Why does the week affect GPS location?
Its like saying my garage, depending on the day, is either on the west of my home, separated only by a wall, or 10,000 miles south of my home, due to this rollover error.
No, its still one wall west of my home.
GPS devices determine their location by calculating the distance from multiple GPS satellites based on the time of arrival of timestamped messages. So, if you were really far away from one or more of the satellites relative to the others, then in theory their timestamped packets could arrive with a time difference more than a few seconds.
Of course that can't actually happen in normal circumstances since the entire set of GPS satellites is close together in earth orbit.
But it is possible that some extraterrestrials with a super sensitive GPS receiver that have a black hole between us and them could see radically different apparent path lengths to their receiver.

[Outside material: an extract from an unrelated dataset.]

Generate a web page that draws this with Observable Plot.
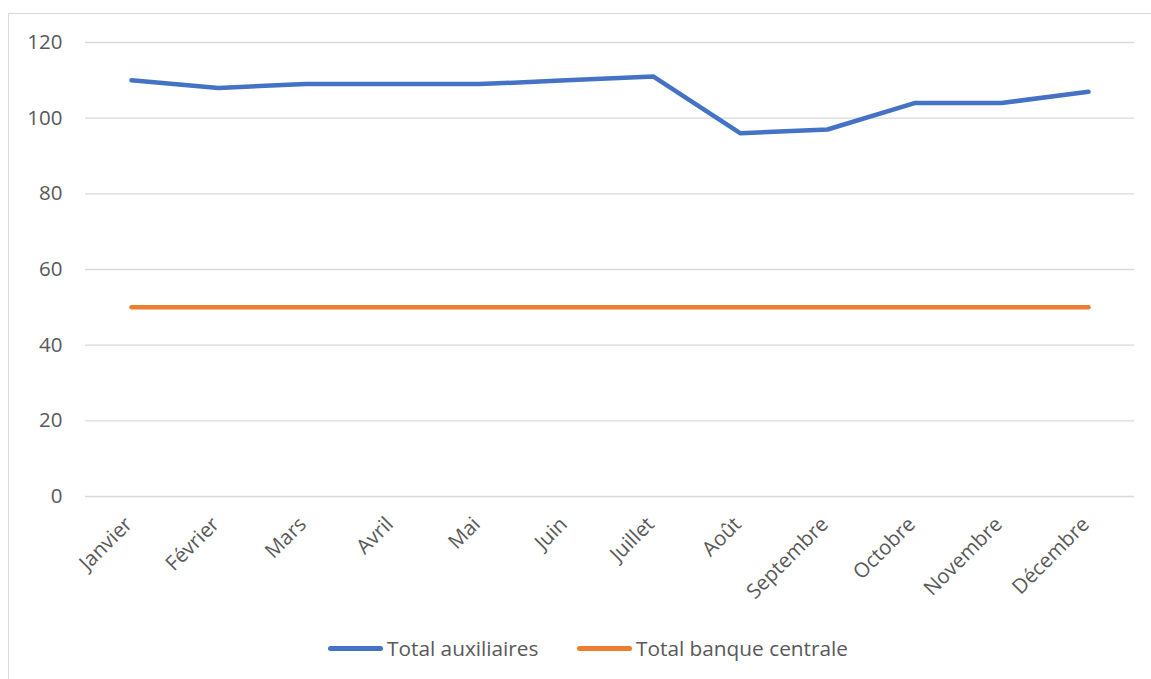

No doubt they would figure out the discrepancy and not get lost on the way to Galactiburger in their hovercars.
The military "P" code is accurate to within fractions of a millimeter. It however is encoded. The encoding algorithm works on a week by week basis. There were 37 different algorithms created thus you could have 37 different weeks. This allowed for a full constellation of 24 satellites and a handful of ground stations.
Now you may ask why does this affect the non military "CA" code receivers. It has to do with time keeping in the ephemeris file. Each satellite sends out an ephemeris block of data. The ephemeris data block details how the satellites orbit varies from the ideal orbit it should be in. All satellites are affected by things like Solar wind and cosmic radiation. Thus they are not exactly where the should be. The week is broadcast along with other data in the ephemeris file and your receiver gets that information and uses it to calculate time as well as position. Hope this helps.
I'm not exactly sure how the GPS specs require that the time be stored, but apparently the week is part of that data structure.